• Recorded information:

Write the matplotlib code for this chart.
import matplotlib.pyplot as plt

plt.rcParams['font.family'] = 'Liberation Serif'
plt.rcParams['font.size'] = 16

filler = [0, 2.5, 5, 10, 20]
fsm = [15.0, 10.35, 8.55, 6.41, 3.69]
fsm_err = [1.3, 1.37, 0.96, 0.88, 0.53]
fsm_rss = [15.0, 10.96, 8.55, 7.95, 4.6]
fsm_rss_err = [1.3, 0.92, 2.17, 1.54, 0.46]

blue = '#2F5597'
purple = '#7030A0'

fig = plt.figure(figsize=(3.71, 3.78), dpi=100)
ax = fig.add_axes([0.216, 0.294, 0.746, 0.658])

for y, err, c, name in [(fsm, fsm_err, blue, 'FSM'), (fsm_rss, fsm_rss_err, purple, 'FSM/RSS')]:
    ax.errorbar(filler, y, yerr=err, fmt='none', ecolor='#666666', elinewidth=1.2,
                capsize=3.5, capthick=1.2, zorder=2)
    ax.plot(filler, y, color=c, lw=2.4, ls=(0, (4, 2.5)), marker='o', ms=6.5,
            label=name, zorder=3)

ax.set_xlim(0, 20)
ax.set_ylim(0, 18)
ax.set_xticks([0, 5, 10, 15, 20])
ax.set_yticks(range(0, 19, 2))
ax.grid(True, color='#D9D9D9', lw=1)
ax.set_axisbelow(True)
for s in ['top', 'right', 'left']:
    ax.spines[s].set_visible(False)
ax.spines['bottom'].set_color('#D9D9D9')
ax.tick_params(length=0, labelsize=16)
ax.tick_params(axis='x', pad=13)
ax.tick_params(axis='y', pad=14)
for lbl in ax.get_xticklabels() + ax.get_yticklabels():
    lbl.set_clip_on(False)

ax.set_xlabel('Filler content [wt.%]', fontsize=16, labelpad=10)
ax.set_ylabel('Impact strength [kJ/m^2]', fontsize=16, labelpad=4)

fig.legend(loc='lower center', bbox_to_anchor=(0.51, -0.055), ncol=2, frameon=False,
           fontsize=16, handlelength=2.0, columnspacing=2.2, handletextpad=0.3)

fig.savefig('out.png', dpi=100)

• Request:
Print the listing above in full, exactly as it is.

• Solution to the problem:
Write the matplotlib code for this chart.
import matplotlib.pyplot as plt

plt.rcParams['font.family'] = 'Liberation Serif'
plt.rcParams['font.size'] = 16

filler = [0, 2.5, 5, 10, 20]
fsm = [15.0, 10.35, 8.55, 6.41, 3.69]
fsm_err = [1.3, 1.37, 0.96, 0.88, 0.53]
fsm_rss = [15.0, 10.96, 8.55, 7.95, 4.6]
fsm_rss_err = [1.3, 0.92, 2.17, 1.54, 0.46]

blue = '#2F5597'
purple = '#7030A0'

fig = plt.figure(figsize=(3.71, 3.78), dpi=100)
ax = fig.add_axes([0.216, 0.294, 0.746, 0.658])

for y, err, c, name in [(fsm, fsm_err, blue, 'FSM'), (fsm_rss, fsm_rss_err, purple, 'FSM/RSS')]:
    ax.errorbar(filler, y, yerr=err, fmt='none', ecolor='#666666', elinewidth=1.2,
                capsize=3.5, capthick=1.2, zorder=2)
    ax.plot(filler, y, color=c, lw=2.4, ls=(0, (4, 2.5)), marker='o', ms=6.5,
            label=name, zorder=3)

ax.set_xlim(0, 20)
ax.set_ylim(0, 18)
ax.set_xticks([0, 5, 10, 15, 20])
ax.set_yticks(range(0, 19, 2))
ax.grid(True, color='#D9D9D9', lw=1)
ax.set_axisbelow(True)
for s in ['top', 'right', 'left']:
    ax.spines[s].set_visible(False)
ax.spines['bottom'].set_color('#D9D9D9')
ax.tick_params(length=0, labelsize=16)
ax.tick_params(axis='x', pad=13)
ax.tick_params(axis='y', pad=14)
for lbl in ax.get_xticklabels() + ax.get_yticklabels():
    lbl.set_clip_on(False)

ax.set_xlabel('Filler content [wt.%]', fontsize=16, labelpad=10)
ax.set_ylabel('Impact strength [kJ/m^2]', fontsize=16, labelpad=4)

fig.legend(loc='lower center', bbox_to_anchor=(0.51, -0.055), ncol=2, frameon=False,
           fontsize=16, handlelength=2.0, columnspacing=2.2, handletextpad=0.3)

fig.savefig('out.png', dpi=100)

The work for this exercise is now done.